WHOLE FISH WITH LIME SALSA VERDE

Time: 40 minutes

Yield: 4 servings

2 bunches cilantro

2 bunches scallions

2 jalapeño peppers

¼ cup drained capers, chopped

2 garlic cloves, minced

3 limes

½ cup plus 8 teaspoons extra virgin olive oil

Black pepper

4 whole fish, like sea bass or black bass, 1 to 1 ½ pounds each

3 teaspoons coarse kosher salt

1. To make the salsa: Coarsely chop 2/3 cup of cilantro leaves and transfer to a bowl. Thinly slice 2/3 cup of the dark green scallion tops and add to the bowl, reserving the bottoms. Seed and finely chop one of the jalapeños and add it to the bowl. Stir in the capers and garlic. Finely grate in the zest of 1 lime and squeeze in its juice. Stir in ½ cup oil. Season with black pepper. Cover and let stand until ready to use.

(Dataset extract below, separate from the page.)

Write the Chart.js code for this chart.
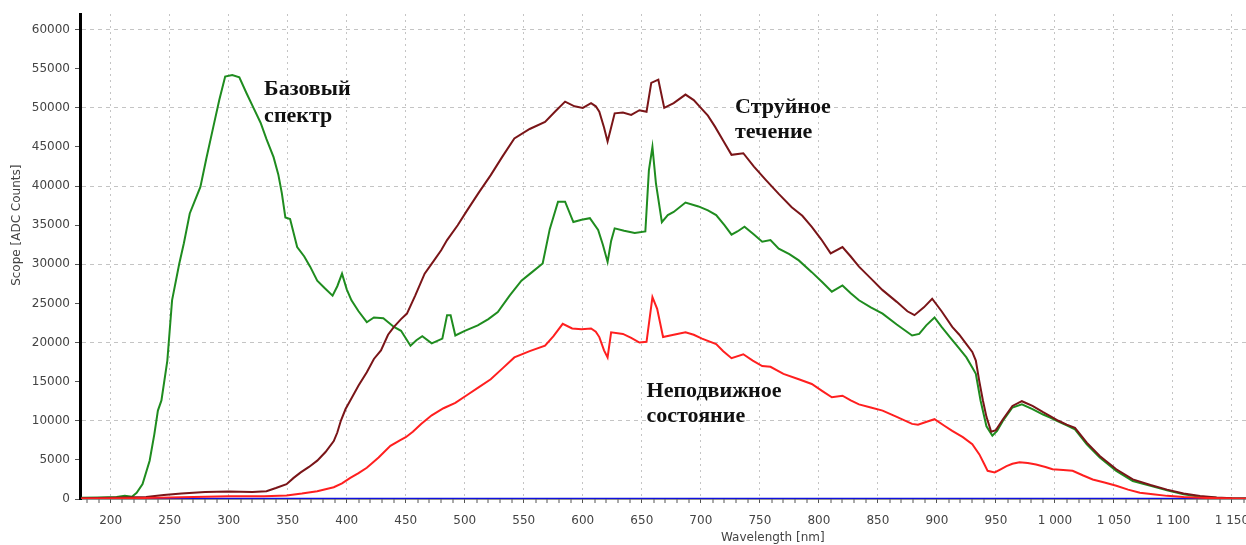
<!DOCTYPE html>
<html>
<head>
<meta charset="utf-8">
<script src="https://cdn.jsdelivr.net/npm/chart.js@4/dist/chart.umd.min.js"></script>
<style>
    html, body { margin: 0; padding: 0; background: #fff; overflow: hidden; }
    #wrap { width: 1265px; height: 545px; }
</style>
</head>
<body>
<div id="wrap"><canvas id="myChart" width="1265" height="545"></canvas></div>
<script>
// wavelength [nm] / counts
const baseNm = [175,190,205,212,218,222,227,233,237,240,243,248,252,258,262,267,271,276,281,287,292,297,303,309,315,321,327,332,338,342,345,348,352,358,364,369,375,381,388,392,396,400,404,410,417,423,431,440,446,454,459,464,472,481,485,488,492,500,511,520,528,538,548,557,566,572,579,585,592,599,606,613,617,621,624,627,635,644,653,656,659,662,667,672,677,687,698,706,713,720,726,731,737,745,752,759,766,775,783,794,803,811,820,827,834,844,854,866,879,885,891,898,904,911,918,925,930,933,937,942,947,951,956,964,972,981,990,996,1003,1010,1017,1027,1038,1052,1066,1081,1095,1109,1123,1137,1150,1165];
const baseCounts = [150,200,250,400,300,800,1900,4900,8300,11300,12600,17700,25400,30000,32700,36500,38000,39900,43500,47600,51000,54000,54200,53900,51900,50000,48100,46000,43700,41500,39100,36000,35800,32200,31000,29700,27900,27000,26000,27200,28800,26800,25400,24000,22600,23200,23100,22000,21500,19600,20300,20800,19900,20500,23500,23500,20900,21500,22200,23000,23900,26000,27900,29000,30100,34500,38000,38000,35400,35700,35900,34400,32500,30300,33000,34600,34300,34000,34200,42000,45000,40300,35400,36300,36700,37900,37400,36900,36300,35000,33800,34200,34800,33800,32900,33100,32000,31300,30500,29000,27700,26500,27300,26300,25400,24500,23700,22300,20900,21100,22200,23200,22000,20700,19400,18100,16800,16000,12600,9300,8100,8700,10000,11700,12100,11500,10800,10400,9900,9400,8900,7000,5300,3600,2300,1700,1100,600,300,150,80,50];

const jetNm = [175,200,230,245,260,280,300,320,332,340,349,355,361,368,375,382,389,392,395,399,403,410,417,423,429,435,440,446,451,458,466,474,480,485,494,502,512,522,532,542,555,568,577,585,593,600,607,611,614,618,621,624,627,634,641,648,654,658,664,669,677,687,694,700,706,712,719,726,736,745,755,766,777,786,794,802,810,820,827,834,844,854,866,875,881,889,896,904,913,919,925,930,933,936,939,942,946,950,956,964,972,981,990,996,1003,1010,1017,1027,1038,1052,1066,1081,1095,1109,1123,1137,1150,1165];
const jetCounts = [100,150,250,500,700,900,950,900,1000,1400,1900,2700,3400,4100,4900,6000,7400,8500,10000,11500,12600,14500,16200,17900,19000,21000,22000,23000,23700,26000,28800,30500,31800,33100,35000,36900,39200,41400,43800,46100,47300,48200,49600,50800,50200,50000,50600,50200,49500,47500,45700,47500,49300,49400,49100,49700,49500,53200,53600,50000,50600,51700,51000,50000,49000,47600,45800,44000,44200,42500,40800,39000,37300,36200,34800,33200,31400,32200,31000,29700,28200,26700,25200,24000,23500,24500,25600,24000,22000,21000,19800,18800,17700,15000,12600,10500,8600,8800,10200,11900,12500,11900,11100,10600,10000,9500,9100,7200,5500,3800,2500,1800,1200,700,400,200,100,60];

const restNm = [175,220,250,300,330,349,362,375,389,396,403,410,417,427,437,445,450,456,463,472,482,492,502,512,522,532,542,555,568,575,583,591,599,607,611,614,618,621,624,634,641,648,654,659,663,668,677,687,694,701,713,719,726,736,744,752,759,770,783,794,803,811,820,827,834,844,854,866,879,884,892,898,906,913,922,930,936,940,943,949,954,959,964,970,977,984,992,998,1007,1015,1024,1032,1042,1052,1062,1072,1083,1095,1109,1123,1140,1165];
const restCounts = [50,100,200,350,350,450,700,1000,1500,2000,2700,3300,4000,5300,6800,7500,7900,8600,9600,10700,11600,12300,13300,14300,15300,16700,18100,18900,19600,20800,22400,21800,21700,21800,21400,20700,19000,18100,21300,21100,20600,20000,20100,25800,24300,20700,21000,21300,21000,20500,19800,18900,18000,18500,17700,17000,16900,16000,15300,14700,13800,13000,13200,12600,12100,11700,11300,10500,9600,9500,9900,10200,9400,8700,7900,7000,5700,4500,3600,3400,3800,4200,4500,4700,4600,4400,4100,3800,3700,3600,3000,2500,2100,1700,1200,800,600,400,250,150,80,40];

const zeroNm = [175, 1178];
const zeroCounts = [0, 0];

const xTickStep = 10;
const yTicks = [0,5000,10000,15000,20000,25000,30000,35000,40000,45000,50000,55000,60000];

const notes = [
    { lines: ['Базовый', 'спектр'], nm: 330, counts: 51650, gap: 27 },
    { lines: ['Струйное', 'течение'], nm: 729, counts: 49350, gap: 25 },
    { lines: ['Неподвижное', 'состояние'], nm: 654, counts: 13040, gap: 25 }
];

function pts(xs, ys) {
    let out = [];
    for (let i = 0; i < xs.length; i++) {
        out.push({ x: xs[i], y: ys[i] });
    }
    return out;
}

function fmtNm(v) {
    if (v >= 1000) {
        return Math.floor(v / 1000) + ' ' + String(v % 1000).padStart(3, '0');
    }
    return String(v);
}

// texts that sit on the plot + axis titles
const textPlugin = {
    id: 'texts',
    afterDraw(chart) {
        const c = chart.ctx;
        const xs = chart.scales.x;
        const ys = chart.scales.y;
        c.save();
        c.fillStyle = '#111';
        c.font = 'bold 22px "Liberation Serif"';
        c.textAlign = 'left';
        c.textBaseline = 'alphabetic';
        notes.forEach(n => {
            let px = xs.getPixelForValue(n.nm);
            let py = ys.getPixelForValue(n.counts);
            n.lines.forEach((t, i) => c.fillText(t, px, py + i * n.gap));
        });

        c.fillStyle = '#444';
        c.font = '12px "DejaVu Sans"';
        c.textAlign = 'center';
        c.textBaseline = 'middle';
        c.fillText('Wavelength [nm]', xs.getPixelForValue(761), 538);
        c.translate(17, ys.getPixelForValue(35000));
        c.rotate(-Math.PI / 2);
        c.fillText('Scope [ADC Counts]', 0, 0);
        c.restore();
    }
};

const ctx = document.getElementById('myChart').getContext('2d');
const myChart = new Chart(ctx, {
    type: 'line',
    data: {
        datasets: [
            { data: pts(restNm, restCounts), borderColor: '#ff1f1f', borderWidth: 2 },
            { data: pts(jetNm, jetCounts), borderColor: '#7a1518', borderWidth: 2 },
            { data: pts(baseNm, baseCounts), borderColor: '#1f8c1f', borderWidth: 2 },
            { data: pts(zeroNm, zeroCounts), borderColor: '#1010e0', borderWidth: 2.5 }
        ]
    },
    options: {
        responsive: false,
        animation: false,
        devicePixelRatio: 1,
        elements: { point: { radius: 0 }, line: { tension: 0 } },
        layout: { padding: { top: 14, left: 0, right: 0, bottom: 0 } },
        plugins: {
            legend: { display: false },
            tooltip: { enabled: false }
        },
        scales: {
            x: {
                type: 'linear',
                min: 174,
                max: 1178,
                afterFit: s => {
                    s.height = 46;
                    s.paddingLeft = 0;
                    s.paddingRight = 0;
                },
                afterBuildTicks: s => {
                    let t = [];
                    for (let v = 180; v <= 1170; v += xTickStep) t.push({ value: v });
                    s.ticks = t;
                },
                ticks: {
                    autoSkip: false,
                    maxRotation: 0,
                    padding: 11,
                    color: '#444',
                    font: { family: 'DejaVu Sans', size: 12 },
                    callback: v => (v % 50 === 0 ? fmtNm(v) : '')
                },
                grid: {
                    color: c => (c.tick && c.tick.value % 50 === 0 ? '#c4c4c4' : 'rgba(0,0,0,0)'),
                    lineWidth: c => (c.tick && c.tick.value % 50 === 0 ? 1 : 0),
                    tickColor: '#555',
                    tickWidth: 1,
                    tickLength: 4
                },
                border: { display: true, color: '#222', width: 1.5, dash: [2, 4] }
            },
            y: {
                type: 'linear',
                min: 0,
                max: 62000,
                afterFit: s => { s.width = 80; },
                afterBuildTicks: s => {
                    s.ticks = yTicks.map(v => ({ value: v }));
                },
                ticks: {
                    padding: 5,
                    color: '#444',
                    font: { family: 'DejaVu Sans', size: 12 },
                    callback: v => String(v)
                },
                grid: {
                    color: c => (c.tick && c.tick.value % 10000 === 0 && c.tick.value > 0 ? '#c4c4c4' : 'rgba(0,0,0,0)'),
                    lineWidth: 1,
                    tickColor: '#555',
                    tickWidth: 1,
                    tickLength: 5
                },
                border: { display: true, color: '#000', width: 3, dash: [4, 4] }
            }
        }
    },
    plugins: [textPlugin]
});
</script>
</body>
</html>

2. Heat the oven to 450 degrees. Line a baking sheet with foil. Pat each fish dry and coat with 2 teaspoons oil. Generously season the outside and cavity of each fish with the salt and black pepper. Transfer fish to the prepared baking sheet. Thinly slice the remaining 2 limes and seed and slice the other jalapeño pepper. Divide the lime slices, jalapeño slices, remaining cilantro sprigs and scallion bottoms among each fish cavity. Bake until fish is just opaque and flakes when pressed gently with a fork, 15 to 20 minutes.

3. Serve fish with salsa verde on top or alongside.